The Automobile industry body, The Society of Automobile Manufacturers or SIAM as it is more popularly known, has called for the government to simplify the tax structure for passenger cars. Currently the tax structure for all passenger cars is split into four slabs, 12.5 per cent for small cars, 24 per cent for vehicles more than 4 metres in length but under 1,500cc, 27 per cent for passenger vehicles for vehicles over 4 metres and more than 1,500cc and finally 30 per cent for vehicles that have a ground clearance of more than 170mm.
SIAM however an amendment in the current regulations and has suggested a more simplified tax structure with just two slabs. As per the recommendation, SIAM wants to merge the 24 per cent, 27 per cent and the 30 per cent tax slabs. Keeping in mind the current scenario, SIAM has also suggested the excise duty for this slab be 20 per cent.

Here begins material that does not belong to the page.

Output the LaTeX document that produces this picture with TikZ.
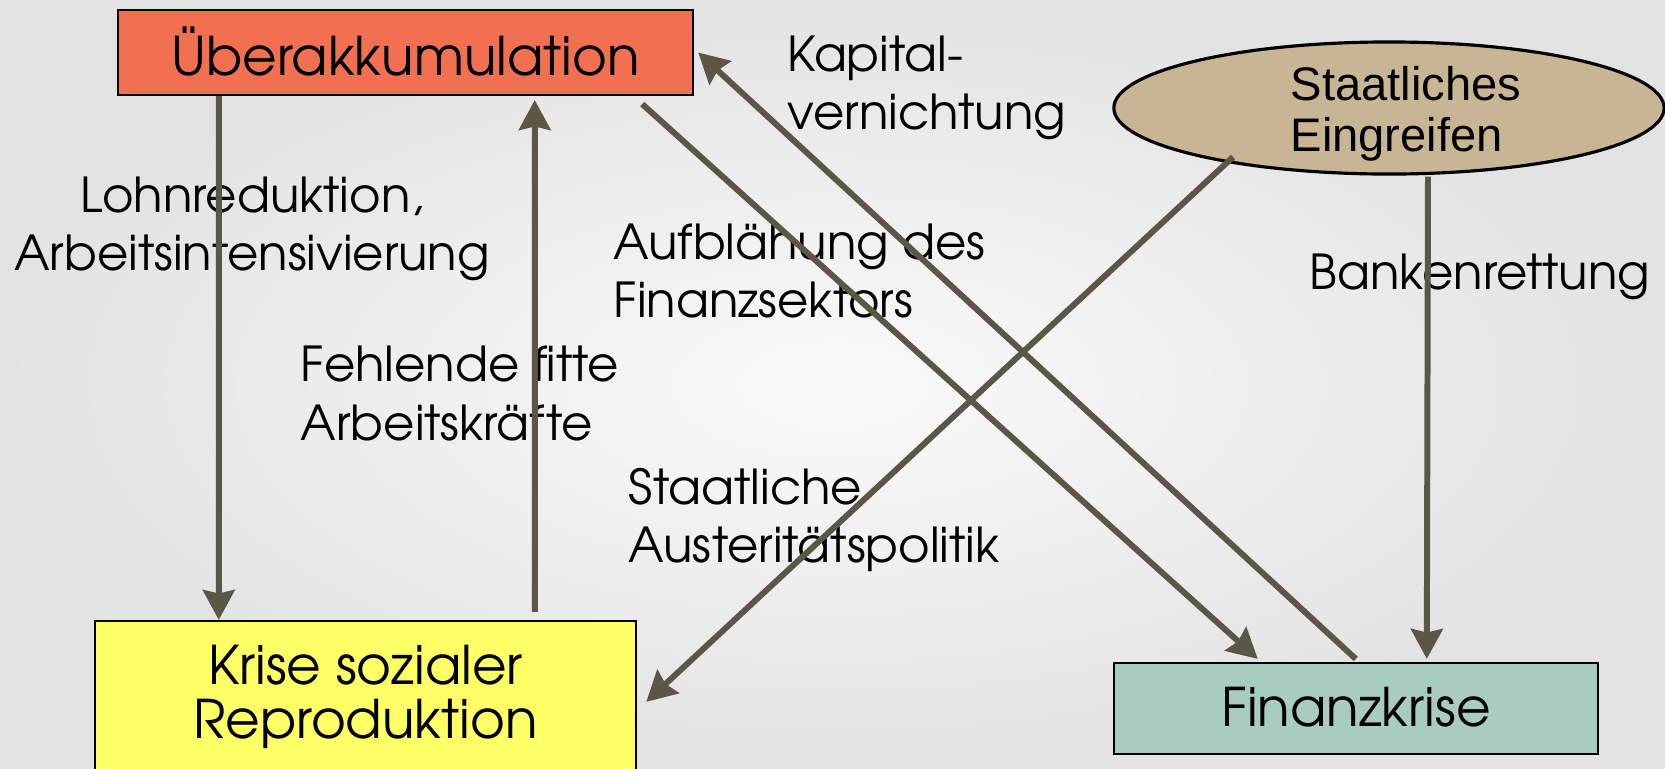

With vehicular pollution being the hot topic of discussion these days, SIAM also spoke about special incentives for those who want to scrap their old cars. Old and ill maintained vehicles pollute the environment a lot more than modern cars. But purchasing a car is still considered a big investment in India. Keeping that in mind, people will be more willing to do away with their older cars if given the bait of incentives as opposed to making it mandatory.
"We urge the government to provide a monetary incentive to those who intend to scrap their old vehicles and buy a new vehicle. This would help the cleansing process. It would help reduce the pollution as old vehicles with lower emission standards would be removed from the roads," SIAM said.